Prog Med Phys.  2015 Mar;26(1):18-27. 10.14316/pmp.2015.26.1.18.

Multi-tracer Imaging of a Compton Camera

Affiliations
  • 1Department of Radiology, University of Washington, Seattle, USA. smeekim@uw.edu

Abstract

Since a Compton camera has high detection sensitivity due to electronic collimation and a good energy resolution, it is a potential imaging system for nuclear medicine. In this study, we investigated the feasibility of a Compton camera for multi-tracer imaging and proposed a rotating Compton camera to satisfy Orlov's condition for 3D imaging. Two software phantoms of 140 and 511 keV radiation sources were used for Monte-Carlo simulation and then the simulation data were reconstructed by listmode ordered subset expectation maximization to evaluate the capability of multi-tracer imaging in a Compton camera. And the Compton camera rotating around the object was proposed and tested with different rotation angle steps for improving the limited coverage of the fixed conventional Compton camera over the field-of-view in terms of histogram of angles in spherical coordinates. The simulation data showed the separate 140 and 511 keV images from simultaneous multi-tracer detection in both 2D and 3D imaging and the number of valid projection lines on the conical surfaces was inversely proportional to the decrease of rotation angle. Considering computation load and proper number of projection lines on the conical surface, the rotation angle of 30 degree was sufficient for 3D imaging of the Compton camera in terms of 26 min of computation time and 5 million of detected event number and the increased detection time can be solved with multiple Compton camera system.
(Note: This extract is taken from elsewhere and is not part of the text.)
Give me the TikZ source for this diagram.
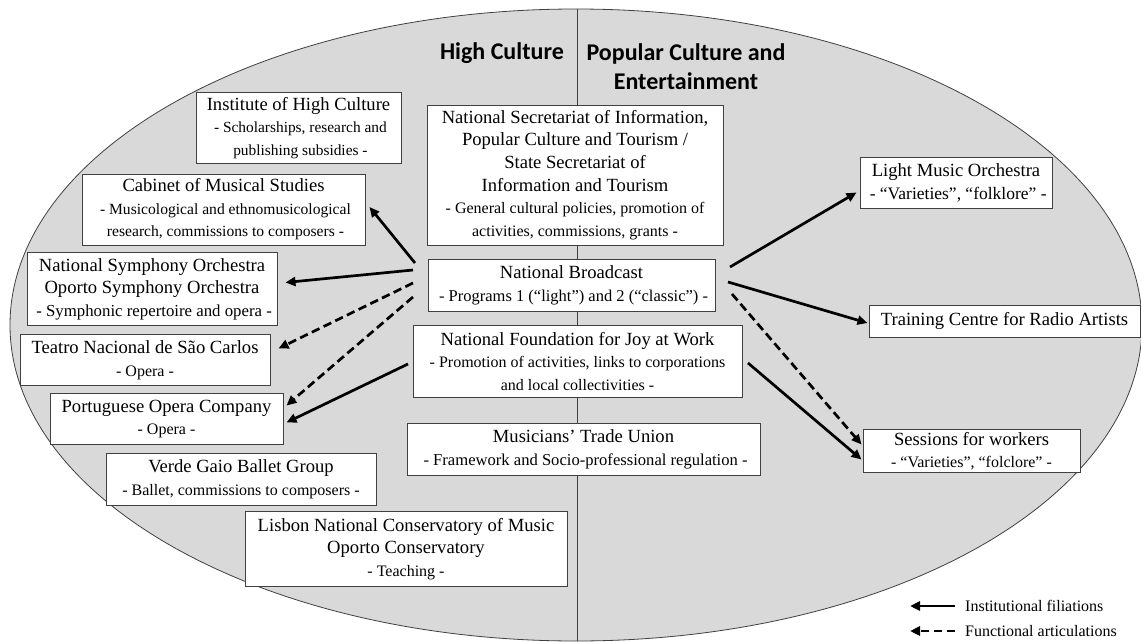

The Compton camera proposed in this study can be effective system for multi-tracer imaging and is a potential system for development of various disease diagnosis and therapy approaches.

Keyword

Compton camera; Multi-tracer imaging; Rotating Compton camera; Multiple Compton camera; Electronic collimation

MeSH Terms

Diagnosis
Nuclear Medicine

Figure

  • Fig. 1. Two-dimensional circular disk software phantom containing two radiation sources of 140 and 511 keV energies for multi-tracer imaging simulation.

  • Fig. 2. Three-dimensional cylindrical software phantom and 4 spheres (dia.=3.2, 4.2, 5.4, 7.0 mm) containing two radiation sources of 140 and 511 keV energies for multi-tracer imaging simulation.

  • Fig. 3. Rotating Compton camera around z-axis with a rotation angle of ΔRϕ.

  • Fig. 4. Sampling technique of lines on conical surface defined with two detection positions and a scattering angle and the corresponding angles  and ϕ of the sampled lines in spherical coordinate.

  • Fig. 5. Multi-tracer images reconstructed from the Monte-Carlo simulation data of 2D circular disk of 140 keV and a point source of 511 keV: total event number of (a) 98×103 (98K) and (b) 980×103 (980K).

  • Fig. 6. Multi-tracer images reconstructed from the Monte-Carlo simulation data of 3D cylindrical phantom: (a) four spheres of 511 keV, (b) uniform cylinder of 140 keV, (c) summed multi-tracer image of 3D cylindrical phantom (top: y-z planes, bottom: x-y planes of the reconstructed images).

  • Fig. 7. Histogram of spherical angles  and ϕ for the sampled lines on the detected conical surfaces: (a) fixed Compton camera at x-axis and (b) rotating Compton camera around z-axis with an angle ΔRϕ=10°.

  • Fig. 8. Histogram of spherical angles  and ϕ for the sampled lines on the detected conical surfaces in rotating Compton camera with (a) ΔRϕ=90°, (b) ΔRϕ= 45°, (c) ΔRϕ=30°, (d) ΔRϕ=10°.